## PROBLEM DESCRIPTION
Copy exactly the lines from the beginning of the data down to and including the line holding "from matplotlib.ticker import MultipleLocator", without any pictures.

## STORED DATA
= = = = = = =
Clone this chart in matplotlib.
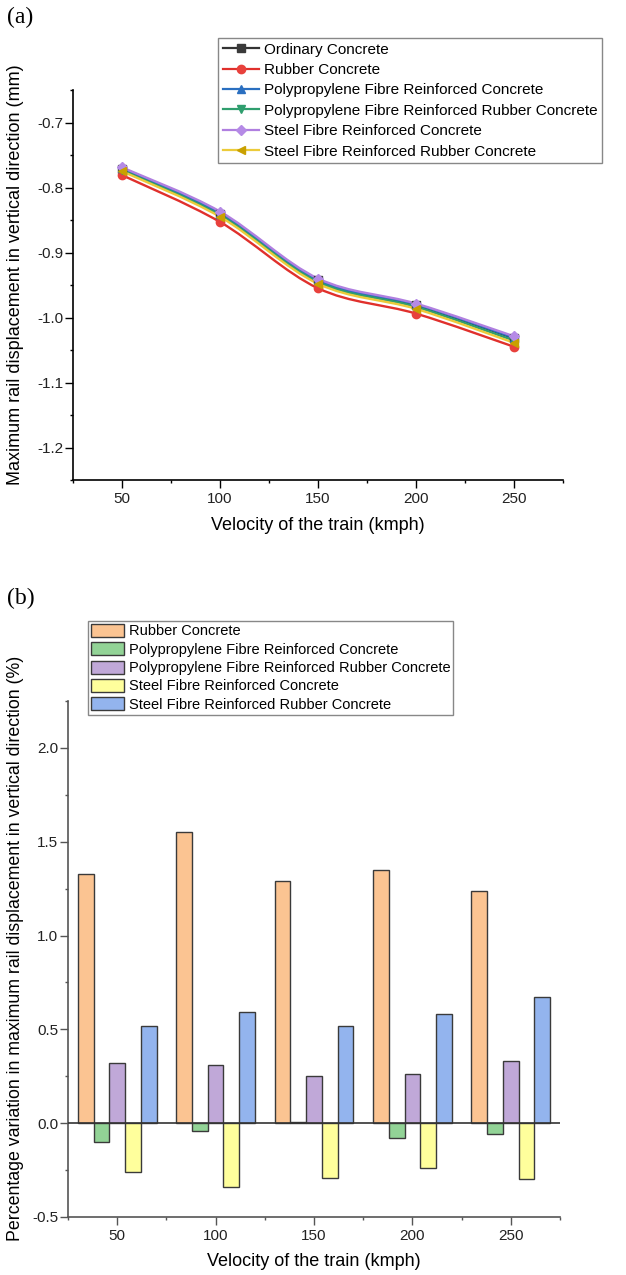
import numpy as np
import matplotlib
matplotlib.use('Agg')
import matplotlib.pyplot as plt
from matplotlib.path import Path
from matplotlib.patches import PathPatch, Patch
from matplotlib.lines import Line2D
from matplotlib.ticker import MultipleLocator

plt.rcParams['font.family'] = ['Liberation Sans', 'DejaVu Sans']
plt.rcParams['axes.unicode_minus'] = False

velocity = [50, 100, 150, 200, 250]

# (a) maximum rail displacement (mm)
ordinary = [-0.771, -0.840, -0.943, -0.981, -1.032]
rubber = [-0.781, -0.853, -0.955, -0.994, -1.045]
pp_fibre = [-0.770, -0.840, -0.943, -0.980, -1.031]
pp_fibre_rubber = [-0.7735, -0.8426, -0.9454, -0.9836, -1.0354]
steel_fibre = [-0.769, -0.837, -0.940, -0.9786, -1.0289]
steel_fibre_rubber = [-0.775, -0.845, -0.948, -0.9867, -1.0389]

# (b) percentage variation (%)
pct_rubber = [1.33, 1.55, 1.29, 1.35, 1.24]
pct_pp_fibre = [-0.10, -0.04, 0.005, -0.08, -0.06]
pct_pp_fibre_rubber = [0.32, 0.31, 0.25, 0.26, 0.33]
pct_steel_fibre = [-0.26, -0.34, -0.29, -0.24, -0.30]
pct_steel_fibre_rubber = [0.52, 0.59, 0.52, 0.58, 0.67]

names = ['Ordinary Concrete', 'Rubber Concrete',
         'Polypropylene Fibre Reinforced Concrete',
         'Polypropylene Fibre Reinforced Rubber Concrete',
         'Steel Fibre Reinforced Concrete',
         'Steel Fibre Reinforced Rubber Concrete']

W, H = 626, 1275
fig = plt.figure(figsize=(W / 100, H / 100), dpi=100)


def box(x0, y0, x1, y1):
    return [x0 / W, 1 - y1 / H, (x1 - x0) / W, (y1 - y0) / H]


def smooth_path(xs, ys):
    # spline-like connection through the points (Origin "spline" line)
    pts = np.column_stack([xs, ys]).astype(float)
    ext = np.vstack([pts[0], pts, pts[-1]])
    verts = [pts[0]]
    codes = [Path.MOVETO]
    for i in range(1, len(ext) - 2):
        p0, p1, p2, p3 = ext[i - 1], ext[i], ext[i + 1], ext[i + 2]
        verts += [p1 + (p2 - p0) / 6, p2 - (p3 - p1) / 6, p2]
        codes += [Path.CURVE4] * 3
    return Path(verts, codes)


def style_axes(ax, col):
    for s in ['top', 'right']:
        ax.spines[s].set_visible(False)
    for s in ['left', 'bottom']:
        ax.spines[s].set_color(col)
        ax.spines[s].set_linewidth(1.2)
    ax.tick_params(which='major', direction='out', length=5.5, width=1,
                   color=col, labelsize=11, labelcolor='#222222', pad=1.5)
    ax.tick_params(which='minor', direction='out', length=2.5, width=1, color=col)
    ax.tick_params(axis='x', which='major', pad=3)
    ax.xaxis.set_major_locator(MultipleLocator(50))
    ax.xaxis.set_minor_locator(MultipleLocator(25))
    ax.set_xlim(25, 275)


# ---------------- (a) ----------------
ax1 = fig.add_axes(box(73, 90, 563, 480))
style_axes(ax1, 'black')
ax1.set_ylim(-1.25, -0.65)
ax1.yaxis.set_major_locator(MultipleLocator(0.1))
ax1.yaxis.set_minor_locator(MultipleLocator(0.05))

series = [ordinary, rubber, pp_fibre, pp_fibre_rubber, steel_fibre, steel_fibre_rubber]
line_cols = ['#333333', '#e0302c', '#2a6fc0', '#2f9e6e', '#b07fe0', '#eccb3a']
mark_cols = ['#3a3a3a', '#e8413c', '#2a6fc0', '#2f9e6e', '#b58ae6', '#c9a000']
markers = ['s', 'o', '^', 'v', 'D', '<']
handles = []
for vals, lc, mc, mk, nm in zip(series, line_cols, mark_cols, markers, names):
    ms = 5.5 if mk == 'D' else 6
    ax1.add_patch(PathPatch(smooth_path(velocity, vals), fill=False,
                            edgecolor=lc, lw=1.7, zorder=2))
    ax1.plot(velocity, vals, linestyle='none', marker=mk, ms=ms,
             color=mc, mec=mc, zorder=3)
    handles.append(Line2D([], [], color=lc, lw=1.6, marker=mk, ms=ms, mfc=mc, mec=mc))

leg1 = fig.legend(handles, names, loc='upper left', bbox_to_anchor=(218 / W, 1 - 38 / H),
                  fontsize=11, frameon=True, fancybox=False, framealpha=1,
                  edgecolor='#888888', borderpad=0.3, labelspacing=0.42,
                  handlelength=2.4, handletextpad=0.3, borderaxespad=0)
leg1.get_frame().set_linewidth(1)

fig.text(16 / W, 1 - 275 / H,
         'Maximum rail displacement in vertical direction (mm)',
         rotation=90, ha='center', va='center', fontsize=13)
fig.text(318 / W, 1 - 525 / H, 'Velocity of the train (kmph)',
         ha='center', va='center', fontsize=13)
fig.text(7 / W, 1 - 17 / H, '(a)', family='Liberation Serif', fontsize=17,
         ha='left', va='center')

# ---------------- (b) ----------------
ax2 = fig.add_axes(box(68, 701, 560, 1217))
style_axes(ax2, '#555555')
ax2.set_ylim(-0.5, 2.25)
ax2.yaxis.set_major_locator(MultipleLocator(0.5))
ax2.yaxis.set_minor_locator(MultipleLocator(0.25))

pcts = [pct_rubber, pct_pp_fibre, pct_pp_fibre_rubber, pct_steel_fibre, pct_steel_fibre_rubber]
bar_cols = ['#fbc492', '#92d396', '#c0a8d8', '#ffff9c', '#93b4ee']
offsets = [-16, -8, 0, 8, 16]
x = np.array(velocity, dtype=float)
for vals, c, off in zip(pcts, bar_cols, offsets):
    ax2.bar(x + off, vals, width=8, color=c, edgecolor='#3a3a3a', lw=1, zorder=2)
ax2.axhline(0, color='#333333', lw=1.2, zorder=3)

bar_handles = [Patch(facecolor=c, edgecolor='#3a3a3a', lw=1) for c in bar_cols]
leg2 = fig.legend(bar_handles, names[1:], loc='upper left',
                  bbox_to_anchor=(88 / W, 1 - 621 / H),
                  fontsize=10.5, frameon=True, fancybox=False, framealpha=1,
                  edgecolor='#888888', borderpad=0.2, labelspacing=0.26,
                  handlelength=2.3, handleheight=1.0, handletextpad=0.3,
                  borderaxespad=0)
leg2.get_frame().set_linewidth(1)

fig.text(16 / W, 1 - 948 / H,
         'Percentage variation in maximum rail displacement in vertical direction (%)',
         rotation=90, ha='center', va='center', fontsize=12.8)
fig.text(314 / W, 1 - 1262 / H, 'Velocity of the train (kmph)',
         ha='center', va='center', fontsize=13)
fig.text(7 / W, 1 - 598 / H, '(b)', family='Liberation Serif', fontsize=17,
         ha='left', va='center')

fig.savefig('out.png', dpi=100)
= = = = = = =
## FULL ANSWER
Clone this chart in matplotlib.
import numpy as np
import matplotlib
matplotlib.use('Agg')
import matplotlib.pyplot as plt
from matplotlib.path import Path
from matplotlib.patches import PathPatch, Patch
from matplotlib.lines import Line2D
from matplotlib.ticker import MultipleLocator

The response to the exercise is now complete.